I decided to do the Fall Advantage program which meant that I would leave home in June and stay in Florida until January. At the time this all sounded amazing, and too good of an opportunity to pass up. I packed my bags and went to Florida.
Upon arriving, I was greeted by awesome roommates. We all hit it off! By the way, we did not know eachother prior to that day because I had chosen to be 'spontaneous' and room with 5 strangers. I am so thankful they were normal.
I started working and became used to the routine of putting on an itchy costume every morning. I didn't mind the bus schedule or even the hot weather. My days were long and every night I would prepare my self for a 13 hour shift (or longer). It was cool having two days off out of the week to go to the Disney parks (which you can get in for free).
That was my life every day for 2 months. The last week of July, I received a very sad phone call from home. One of my close relatives was extremely sick. My heart broke and I went home for the funeral. Being home I realized something, I had spent my whole life trying to get away. At that very moment I wanted nothing more than to be with my family.
I knew I had to go back to Florida but it was tough to leave my family behind. In my mind, I knew I had made a commitment to WDW, but I also knew that this was a moment in my families lives that we needed each other the most. My whole family was proud of me for being bold on my decision of leaving home. I had little cousins who looked up to me. And I had a doubting father to prove wrong.

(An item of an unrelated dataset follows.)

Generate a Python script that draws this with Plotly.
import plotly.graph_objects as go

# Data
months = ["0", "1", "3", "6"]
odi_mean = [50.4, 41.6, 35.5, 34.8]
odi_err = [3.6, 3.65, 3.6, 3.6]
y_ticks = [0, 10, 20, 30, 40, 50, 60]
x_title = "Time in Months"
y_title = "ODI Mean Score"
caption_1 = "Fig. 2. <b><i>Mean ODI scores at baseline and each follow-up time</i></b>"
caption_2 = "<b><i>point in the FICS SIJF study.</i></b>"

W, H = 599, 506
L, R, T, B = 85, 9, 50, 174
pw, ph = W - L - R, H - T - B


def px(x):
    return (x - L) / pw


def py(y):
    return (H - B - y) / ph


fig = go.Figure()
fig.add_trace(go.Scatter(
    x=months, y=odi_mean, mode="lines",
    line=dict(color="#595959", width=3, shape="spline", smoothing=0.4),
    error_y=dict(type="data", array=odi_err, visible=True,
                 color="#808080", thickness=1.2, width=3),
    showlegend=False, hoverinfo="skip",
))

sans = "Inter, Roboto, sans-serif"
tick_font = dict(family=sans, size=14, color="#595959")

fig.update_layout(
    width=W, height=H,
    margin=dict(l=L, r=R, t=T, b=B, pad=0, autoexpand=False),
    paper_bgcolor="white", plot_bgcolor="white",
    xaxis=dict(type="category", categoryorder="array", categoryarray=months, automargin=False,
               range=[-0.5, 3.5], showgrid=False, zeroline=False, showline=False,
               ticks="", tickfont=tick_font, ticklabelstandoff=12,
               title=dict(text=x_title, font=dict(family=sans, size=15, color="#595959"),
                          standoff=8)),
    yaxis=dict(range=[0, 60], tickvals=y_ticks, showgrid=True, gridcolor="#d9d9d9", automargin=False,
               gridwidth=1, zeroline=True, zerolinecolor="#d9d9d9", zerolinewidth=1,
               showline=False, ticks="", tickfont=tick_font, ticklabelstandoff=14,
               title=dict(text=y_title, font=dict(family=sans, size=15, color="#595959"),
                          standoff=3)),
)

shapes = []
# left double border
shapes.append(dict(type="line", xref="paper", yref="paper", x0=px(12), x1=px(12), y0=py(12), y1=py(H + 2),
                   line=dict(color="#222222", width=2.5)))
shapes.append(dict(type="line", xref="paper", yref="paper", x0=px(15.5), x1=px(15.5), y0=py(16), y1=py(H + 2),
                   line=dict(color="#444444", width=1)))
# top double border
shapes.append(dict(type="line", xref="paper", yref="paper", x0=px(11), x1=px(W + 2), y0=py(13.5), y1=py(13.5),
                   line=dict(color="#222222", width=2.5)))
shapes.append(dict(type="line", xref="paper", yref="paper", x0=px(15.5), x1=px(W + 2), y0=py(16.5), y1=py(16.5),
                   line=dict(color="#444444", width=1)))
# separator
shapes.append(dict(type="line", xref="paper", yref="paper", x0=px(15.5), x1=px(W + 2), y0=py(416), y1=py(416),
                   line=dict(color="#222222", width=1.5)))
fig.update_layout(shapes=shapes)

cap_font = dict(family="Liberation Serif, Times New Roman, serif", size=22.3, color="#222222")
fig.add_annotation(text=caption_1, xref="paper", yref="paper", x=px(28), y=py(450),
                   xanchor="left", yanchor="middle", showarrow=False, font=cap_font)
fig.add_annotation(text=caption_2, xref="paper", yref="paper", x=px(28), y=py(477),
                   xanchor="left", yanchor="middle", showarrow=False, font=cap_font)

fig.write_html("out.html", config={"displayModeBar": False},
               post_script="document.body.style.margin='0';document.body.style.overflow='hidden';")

For weeks I was unable to sleep. I would toss and turn and even started having panic attacks. I was in the happiest place on earth, but I was no longer happy. I knew I was no longer where I was meant to be.
I loved my Disney College Program experience. I am so grateful to it for opening so many doors for me, and allowing me to get out of my comfort zone. It is because of the DCP that I now know that I can achieve any goal that I set out for myself. However, being there felt like I was a world away from the people I loved. I didn't quit because I was unhappy, I quit because I experienced it and felt as though it was right to go back home.I would have quit if I never tried. In end, I am happy with my decision because it took me leaving home to realize how good I had it.